Macron, la dernière étape
Nous voici arrivés à la dernière étape, celle qui commence avec les élections de 2017 et continue sous nos yeux en 2022. La classe moyenne se débarrasse successivement des masques de gauche ou de droite qu’elle avait dû revêtir pour accéder au pouvoir. Avec Macron, elle peut enfin se présenter comme elle est dans son essence, c’est-à-dire « libérale, centriste et européenne » et établir la « société sans objet » dont le seul souci est son propre soin. Elle assure sa domination par sa présence majoritaire dans nos grandes métropoles, où se concentrent les richesses, les échanges avec le monde et un mode de vie « libre et tolérant ».

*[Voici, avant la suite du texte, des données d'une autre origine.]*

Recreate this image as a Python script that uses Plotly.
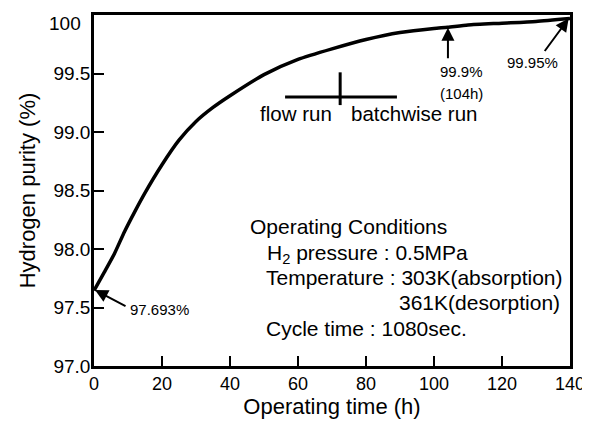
import plotly.graph_objects as go

# Data
time_h = [0, 3, 6, 9, 12, 15, 20, 25, 30, 35, 40, 50, 60, 70, 80, 90, 100, 104, 110, 120, 130, 140]
purity = [97.645, 97.80, 97.96, 98.15, 98.32, 98.48, 98.72, 98.93, 99.09, 99.21, 99.31, 99.49, 99.62,
          99.71, 99.79, 99.85, 99.885, 99.895, 99.915, 99.93, 99.945, 99.97]

x_ticks = [0, 20, 40, 60, 80, 100, 120, 140]
y_ticks = [97.0, 97.5, 98.0, 98.5, 99.0, 99.5, 100.0]
y_ticklabels = ["97.0", "97.5", "98.0", "98.5", "99.0", "99.5", ""]
y_top_label = "100"

FONT = "Liberation Sans, Arial, Helvetica, sans-serif"

fig = go.Figure()
fig.add_trace(go.Scatter(x=time_h, y=purity, mode="lines",
                         line=dict(color="black", width=3.5, shape="spline", smoothing=0.6),
                         showlegend=False, hoverinfo="skip"))

ann = []
def text(x, y, s, size=20, xanchor="left"):
    ann.append(dict(x=x, y=y, xref="x", yref="y", text=s, showarrow=False,
                    xanchor=xanchor, yanchor="middle",
                    font=dict(family=FONT, size=size, color="black")))

def arrow(x, y, ax, ay):
    ann.append(dict(x=x, y=y, xref="x", yref="y", text="", showarrow=True,
                    ax=ax, ay=ay, arrowhead=2, arrowsize=1.3, arrowwidth=2,
                    arrowcolor="black"))

# top y tick label, set just below the frame as in the reference
ann.append(dict(x=0, y=y_ticks[-1], xref="paper", yref="y", text=y_top_label, showarrow=False,
                xanchor="right", yanchor="middle", xshift=-11, yshift=-8,
                font=dict(family=FONT, size=19, color="black")))

# point labels
arrow(0.3, 97.65, 32, 17)
text(19.2, 97.485, "97.693%", size=15, xanchor="center")
arrow(104.1, 99.89, 0, 32)
text(108.2, 99.52, "99.9%", size=15, xanchor="center")
text(108.2, 99.33, "(104h)", size=15, xanchor="center")
arrow(139.6, 99.97, -25, 34)
text(129.1, 99.59, "99.95%", size=15, xanchor="center")

# flow / batchwise marker
text(70.6, 99.16, "flow run", size=20.5, xanchor="right")
text(74.9, 99.16, "batchwise run", size=20.5, xanchor="left")

# operating conditions
text(45.2, 98.19, "Operating Conditions", size=21)
text(50.3, 97.96, "H<sub>2</sub> pressure : 0.5MPa", size=21)
text(50.1, 97.76, "Temperature : 303K(absorption)", size=21)
text(137.5, 97.545, "361K(desorption)", size=21, xanchor="right")
text(50.1, 97.32, "Cycle time : 1080sec.", size=21)

shapes = [
    dict(type="line", xref="x", yref="y", x0=56.2, x1=89.1, y0=99.30, y1=99.30,
         line=dict(color="black", width=3)),
    dict(type="line", xref="x", yref="y", x0=72.4, x1=72.4, y0=99.23, y1=99.51,
         line=dict(color="black", width=3)),
]

fig.update_layout(
    width=590, height=421,
    margin=dict(l=86, r=28, t=7, b=63, autoexpand=False),
    paper_bgcolor="white", plot_bgcolor="white",
    font=dict(family=FONT, color="black"),
    annotations=ann, shapes=shapes,
    xaxis=dict(range=[0, 140], tickvals=x_ticks, ticks="inside", ticklen=10, tickwidth=2,
               tickcolor="black", showgrid=False, zeroline=False, automargin=False,
               showline=True, linecolor="black", linewidth=2.5, mirror=True,
               tickfont=dict(size=18, family=FONT),
               title=dict(text="Operating time (h)", font=dict(size=22, family=FONT), standoff=2)),
    yaxis=dict(range=[97.0, 100.0], tickvals=y_ticks, ticktext=y_ticklabels,
               ticks="inside", ticklen=10, tickwidth=2, automargin=False,
               tickcolor="black", showgrid=False, zeroline=False,
               showline=True, linecolor="black", linewidth=2.5, mirror=True,
               ticklabeloverflow="allow", ticklabelstandoff=-3,
               tickfont=dict(size=19, family=FONT),
               title=dict(text="Hydrogen purity (%)", font=dict(size=22, family=FONT), standoff=12)),
)

fig.write_html("out.html")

Mais, malgré les proclamations de nos dirigeants, la société française est moins unie et pacifiée qu’annoncé. Ces deux élections ont donné la preuve que la classe moyenne « progressiste » était loin de rassembler 2 Français sur 3. Elle doit se contenter de moins d’un sur quatre. Pire : loin de s’étendre, cette classe moyenne se rétrécit. Ce n’est pas un signe d’hégémonie durable.
Où sont donc passés les autres électeurs ? Le cycle électoral du printemps a montré qu’ils se rassemblaient dans deux principaux groupes d’opposition. Les observateurs qualifient abusivement, l’un d’extrême gauche, l’autre d’extrême droite. En réalité, ni l’un ni l’autre n’est une résurgence des grandes familles du passé. Ils ne songent pas à ressusciter leurs perspectives historiques. Ils expriment seulement un rejet, déterminé mais confus, de la « société libérale avancée ».

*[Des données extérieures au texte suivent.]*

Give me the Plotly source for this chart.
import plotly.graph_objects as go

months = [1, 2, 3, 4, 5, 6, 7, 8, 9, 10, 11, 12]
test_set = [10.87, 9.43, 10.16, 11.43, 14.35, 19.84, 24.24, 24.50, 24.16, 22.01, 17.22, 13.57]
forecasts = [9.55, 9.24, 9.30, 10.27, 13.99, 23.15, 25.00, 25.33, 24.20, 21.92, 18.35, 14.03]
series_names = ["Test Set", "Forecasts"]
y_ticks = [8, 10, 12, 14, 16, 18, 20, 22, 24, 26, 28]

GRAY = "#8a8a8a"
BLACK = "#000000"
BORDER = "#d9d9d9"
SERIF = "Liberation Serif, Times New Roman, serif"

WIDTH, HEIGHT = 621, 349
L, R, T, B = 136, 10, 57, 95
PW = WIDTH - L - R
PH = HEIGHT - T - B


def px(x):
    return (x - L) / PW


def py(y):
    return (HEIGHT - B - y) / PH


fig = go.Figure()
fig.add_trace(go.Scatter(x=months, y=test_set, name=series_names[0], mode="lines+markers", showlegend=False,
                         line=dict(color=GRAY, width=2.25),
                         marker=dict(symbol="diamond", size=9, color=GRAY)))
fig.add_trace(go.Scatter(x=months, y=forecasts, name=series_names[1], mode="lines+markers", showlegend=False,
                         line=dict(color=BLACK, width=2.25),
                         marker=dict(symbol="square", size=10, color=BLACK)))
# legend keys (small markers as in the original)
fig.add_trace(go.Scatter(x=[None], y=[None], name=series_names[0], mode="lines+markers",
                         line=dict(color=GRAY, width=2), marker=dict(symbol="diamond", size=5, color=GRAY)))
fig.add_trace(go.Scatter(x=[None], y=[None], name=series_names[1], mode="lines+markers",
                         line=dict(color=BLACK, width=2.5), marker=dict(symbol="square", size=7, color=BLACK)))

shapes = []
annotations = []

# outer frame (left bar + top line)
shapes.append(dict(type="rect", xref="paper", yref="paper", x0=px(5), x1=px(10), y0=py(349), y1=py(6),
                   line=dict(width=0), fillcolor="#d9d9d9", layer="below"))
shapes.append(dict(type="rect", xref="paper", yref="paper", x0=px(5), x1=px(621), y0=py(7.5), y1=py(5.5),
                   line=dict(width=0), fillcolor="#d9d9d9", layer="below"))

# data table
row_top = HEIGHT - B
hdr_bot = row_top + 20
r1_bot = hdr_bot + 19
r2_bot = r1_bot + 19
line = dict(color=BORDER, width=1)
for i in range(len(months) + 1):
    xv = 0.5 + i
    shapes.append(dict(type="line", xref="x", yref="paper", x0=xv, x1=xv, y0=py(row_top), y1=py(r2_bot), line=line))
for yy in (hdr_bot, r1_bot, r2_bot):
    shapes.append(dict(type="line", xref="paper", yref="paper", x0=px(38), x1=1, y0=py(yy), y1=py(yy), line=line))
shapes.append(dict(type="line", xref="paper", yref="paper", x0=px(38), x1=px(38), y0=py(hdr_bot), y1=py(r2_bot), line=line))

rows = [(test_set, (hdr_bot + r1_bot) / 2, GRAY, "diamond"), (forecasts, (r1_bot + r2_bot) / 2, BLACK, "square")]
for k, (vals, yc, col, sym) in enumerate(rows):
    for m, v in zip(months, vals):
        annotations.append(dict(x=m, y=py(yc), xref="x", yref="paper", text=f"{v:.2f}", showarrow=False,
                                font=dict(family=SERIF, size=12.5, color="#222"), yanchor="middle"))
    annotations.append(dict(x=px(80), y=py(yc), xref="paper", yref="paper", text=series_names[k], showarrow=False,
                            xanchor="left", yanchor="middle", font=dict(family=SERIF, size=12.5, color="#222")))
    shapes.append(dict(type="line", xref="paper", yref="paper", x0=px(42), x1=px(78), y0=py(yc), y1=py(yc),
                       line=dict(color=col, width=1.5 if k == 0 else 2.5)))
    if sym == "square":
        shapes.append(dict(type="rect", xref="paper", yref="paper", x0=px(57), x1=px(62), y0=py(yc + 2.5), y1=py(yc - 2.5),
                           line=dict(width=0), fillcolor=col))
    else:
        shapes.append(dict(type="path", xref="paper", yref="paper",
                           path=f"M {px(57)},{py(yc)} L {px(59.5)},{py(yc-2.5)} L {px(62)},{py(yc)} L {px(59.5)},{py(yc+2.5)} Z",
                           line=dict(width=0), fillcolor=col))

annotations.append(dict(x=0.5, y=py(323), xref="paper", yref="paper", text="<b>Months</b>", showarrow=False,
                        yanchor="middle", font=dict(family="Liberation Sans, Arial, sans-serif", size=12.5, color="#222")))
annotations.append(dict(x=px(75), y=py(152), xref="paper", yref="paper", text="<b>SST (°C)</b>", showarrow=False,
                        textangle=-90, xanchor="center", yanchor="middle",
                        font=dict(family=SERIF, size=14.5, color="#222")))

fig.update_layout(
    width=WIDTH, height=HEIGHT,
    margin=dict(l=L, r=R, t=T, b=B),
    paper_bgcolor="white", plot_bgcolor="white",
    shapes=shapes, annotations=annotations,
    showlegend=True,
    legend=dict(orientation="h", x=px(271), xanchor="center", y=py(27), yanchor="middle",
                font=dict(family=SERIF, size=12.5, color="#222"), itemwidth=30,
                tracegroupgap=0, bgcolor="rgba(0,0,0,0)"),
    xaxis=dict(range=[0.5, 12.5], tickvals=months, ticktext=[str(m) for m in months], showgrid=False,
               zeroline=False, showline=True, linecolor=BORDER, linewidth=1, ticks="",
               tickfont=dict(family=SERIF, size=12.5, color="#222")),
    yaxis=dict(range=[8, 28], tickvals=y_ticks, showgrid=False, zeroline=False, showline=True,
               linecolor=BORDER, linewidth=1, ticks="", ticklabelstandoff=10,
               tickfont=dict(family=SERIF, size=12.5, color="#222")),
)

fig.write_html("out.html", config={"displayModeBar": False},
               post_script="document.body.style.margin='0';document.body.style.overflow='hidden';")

Commençons par l’opposition de gauche qui a voté pour Jean-Luc Mélenchon. Elle frappe par son caractère hétéroclite. Elle comprend, autour de quelques débris démoralisés de l’ancienne gauche, notamment chez les salariés du secteur public, des immigrés mal intégrés et une jeunesse urbaine déclassée. Ce qui a amené à Mélenchon les deux dernières composantes, c’est moins une hostilité de principe au « progressisme » de Macron, qu’une déception d’en être oubliés, un sentiment de frustration et une aspiration à dépasser une « société libérale » moins avancée qu’imaginé. Mais dépasser comment ? Les différents courants qui ont soutenu Mélenchon sont incapables de réponses cohérentes. Les Français le sentent. C’est pourquoi il est peu probable qu’à vue humaine, ils confient leur sort à cette « gauche » trop divisée pour gouverner durablement.

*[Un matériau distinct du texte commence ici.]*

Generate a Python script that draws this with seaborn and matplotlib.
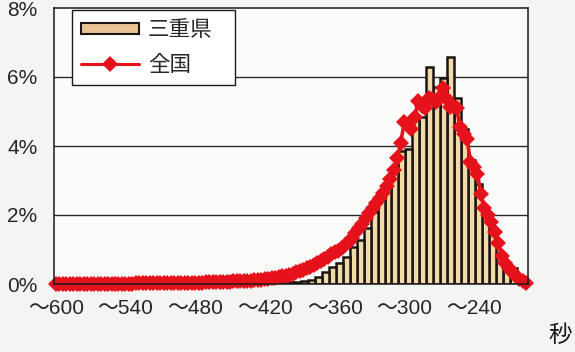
import numpy as np
import pandas as pd
import matplotlib
matplotlib.use("Agg")
import matplotlib.pyplot as plt
from matplotlib.patches import Patch
from matplotlib.lines import Line2D
import seaborn as sns

# 三重県: share of pupils in each 6-second bin (bin centre, seconds)
mie_sec = list(range(206, 447, 6))
mie_pct = [0.46, 0.55, 0.85, 1.65, 2.10, 2.90, 3.60, 4.49, 5.39, 6.58,
           5.97, 5.70, 6.29, 4.85, 4.75, 3.90, 3.85, 3.40, 2.90, 2.43,
           2.09, 1.62, 1.28, 1.07, 0.78, 0.60, 0.50, 0.35, 0.20, 0.13,
           0.10, 0.07, 0.05, 0.04, 0.03, 0.02, 0.02, 0.01, 0.01, 0.01,
           0.01]

# 全国: share of pupils at each 3-second step, from 600 s down to 195 s
nat_sec = list(range(600, 194, -3))
nat_pct = [0.00, 0.00, 0.00, 0.00, 0.00, 0.01, 0.01, 0.01, 0.01, 0.01,
           0.01, 0.01, 0.01, 0.01, 0.01, 0.01, 0.01, 0.01, 0.01, 0.01,
           0.01, 0.01, 0.01, 0.02, 0.02, 0.02, 0.02, 0.02, 0.02, 0.02,
           0.02, 0.02, 0.03, 0.03, 0.03, 0.03, 0.03, 0.03, 0.04, 0.04,
           0.04, 0.04, 0.04, 0.05, 0.05, 0.05, 0.06, 0.06, 0.06, 0.07,
           0.07, 0.08, 0.08, 0.09, 0.09, 0.10, 0.10, 0.11, 0.12, 0.13,
           0.14, 0.15, 0.16, 0.18, 0.20, 0.22, 0.24, 0.27, 0.30, 0.34,
           0.38, 0.42, 0.46, 0.50, 0.55, 0.60, 0.66, 0.72, 0.79, 0.86,
           0.92, 0.97, 1.03, 1.12, 1.22, 1.33, 1.48, 1.62, 1.75, 1.90,
           2.05, 2.20, 2.35, 2.50, 2.65, 2.85, 3.05, 3.30, 3.65, 4.10,
           4.70, 4.60, 4.50, 4.85, 5.30, 5.15, 5.10, 5.38, 5.35, 5.28,
           5.40, 5.68, 5.40, 5.13, 5.15, 5.10, 4.55, 4.35, 4.20, 3.55,
           3.40, 3.20, 2.60, 2.20, 2.00, 1.80, 1.50, 1.20, 0.80, 0.62,
           0.45, 0.35, 0.22, 0.15, 0.08, 0.03]

x_ticks = [600, 540, 480, 420, 360, 300, 240]
x_labels = ["～600", "～540", "～480", "～420", "～360", "～300", "～240"]
y_ticks = [0, 2, 4, 6, 8]
y_labels = ["0%", "2%", "4%", "6%", "8%"]

mie_df = pd.DataFrame({"sec": mie_sec, "pct": mie_pct})
nat_df = pd.DataFrame({"sec": nat_sec, "pct": nat_pct})

sns.set_style("white")
num_font = ["Liberation Sans Narrow", "Liberation Sans", "Noto Sans CJK JP"]
jp_font = ["Noto Sans CJK JP", "DejaVu Sans"]
plt.rcParams["font.family"] = jp_font

BAR_FILL = "#F1D9AA"
LINE_RED = "#E5121C"
EDGE = "#1c1410"

fig = plt.figure(figsize=(5.75, 3.52), dpi=100, facecolor="#F4F4F2")
ax = fig.add_axes([54 / 575, 68 / 352, 474 / 575, 276 / 352])
ax.set_facecolor("#FBFBFA")

# horizontal guide lines behind the bars
for yv in y_ticks[1:-1]:
    ax.axhline(yv, color="#2a2a2a", lw=1.0, zorder=0)

# bars sit on the numeric seconds scale, each one bin (6 s) wide
sns.barplot(data=mie_df, x="sec", y="pct", native_scale=True, width=1.0,
            color=BAR_FILL, saturation=1, edgecolor=EDGE,
            linewidth=1.8, errorbar=None, ax=ax, zorder=2)

sns.lineplot(data=nat_df, x="sec", y="pct", color=LINE_RED, lw=2.6,
             marker="D", markersize=8, markeredgewidth=0,
             sort=False, ax=ax, zorder=3, clip_on=False)

ax.set_xlim(601.5, 193.5)
ax.set_ylim(0, 8)
ax.set_xlabel("")
ax.set_ylabel("")

ax.set_xticks(x_ticks)
ax.set_xticklabels(x_labels, family=num_font, fontsize=15)
ax.set_yticks(y_ticks)
ax.set_yticklabels(y_labels, family=num_font, fontsize=15)
ax.tick_params(axis="x", length=0, pad=11)
ax.tick_params(axis="y", length=0, pad=12)

for side in ["left", "right", "top", "bottom"]:
    ax.spines[side].set_visible(True)
    ax.spines[side].set_color("#1a1a1a")
    ax.spines[side].set_linewidth(1.1)
    ax.spines[side].set_zorder(4)

handles = [
    Patch(facecolor="#E9C394", edgecolor=EDGE, linewidth=1.5),
    Line2D([0], [0], color=LINE_RED, lw=2.2, marker="D", markersize=8.5,
           markeredgewidth=0),
]
leg = ax.legend(handles, ["三重県", "全国"], loc="upper left",
                bbox_to_anchor=(0.038, 0.993, 0.344, 0.0), mode="expand",
                borderaxespad=0, frameon=True, fancybox=False,
                edgecolor="#1a1a1a", facecolor="white", framealpha=1.0,
                prop={"family": jp_font, "size": 15.5},
                handlelength=2.7, handleheight=0.4, handletextpad=0.4,
                labelspacing=0.6, borderpad=0.42)
leg.get_frame().set_linewidth(1.0)
leg.set_zorder(5)

fig.text(560 / 575, 1 - 335 / 352, "秒", ha="center", va="center",
         fontsize=17, family=jp_font, color="#1a1a1a")

fig.savefig("out.png", dpi=100, facecolor=fig.get_facecolor())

Une opposition de droite radicale
L’opposition de droite est plus radicale, parce qu’elle rassemble tous ceux et celles que la « société libérale avancée » a précarisés, marginalisés, exclus, et même privés d’identité. Leur opposition est une opposition de principe, farouche et définitive. Elle touche surtout les masses populaires que la classe moyenne n’a guère ménagées dans sa recherche de bien-être, en comprimant ses revenus, licenciant ses bras peu productifs et rabotant ses allocations compensatrices. Mais l’exclusion n’a pas seulement des causes économiques. S’y ajoutent aussi toutes les victimes de la « libération des mœurs », membres isolés de familles éclatées, mères célibataires dépourvues de ressources, jeunes adultes sans attache intégratrice, qui sont brutalement renvoyés au bas de l’échelle sociale. S’y ajoutent enfin ceux qui ont été éliminés de la classe moyenne, sans faute de leur part, mais parce qu’ils vivaient dans une zone rurale trop éloignée des métropoles ou travaillaient dans un secteur d’activité en perte de dynamisme. Marine Le Pen a été au confluent de leurs colères et de leurs révoltes. Mais, pas plus que Mélenchon, elle n’a réussi jusqu’à présent, à opposer une alternative à la « société sans objet ». C’est pourquoi elle a été battue à trois reprises et pourrait bien l’être encore.
Restent les abstentionnistes, dont la masse grossit depuis 15 ans à mesure que la « société libérale avancée » découvre davantage ses véritables traits. Que signifie leur refus de prendre part aux votes ? Les explications de tous les chefs de partis sont faibles et embarrassées. Je me sens donc encouragé à apporter la mienne. Je m’appuierai sur l’autorité de Charles de Gaulle : « Sans mission internationale qui lui soit propre, a-t-il écrit, le peuple français se désintéressera de lui-même et ira à la dislocation. » La « société sans objet » dans laquelle nous sommes de plus en plus plongés, ne peut imaginer de mission internationale qui soit un objet propre à la France. Ce serait contraire à sa nature. Elle subordonne notre politique étrangère à un consensus européen ou une coalition atlantique, qui, pensent nos dirigeants, garantit le bien-être tranquille de la classe moyenne. Mais alors il ne faut pas s’étonner d’une abstention grandissante : elle montre que le peuple français commence de se désintéresser de lui-même. Et la fracture de l’opinion en trois blocs irréconciliables est un indice d’une dislocation à venir.

Michel Pinton

Michel Pinton, ancien secrétaire général de l’UDF, a été député au Parlement européen.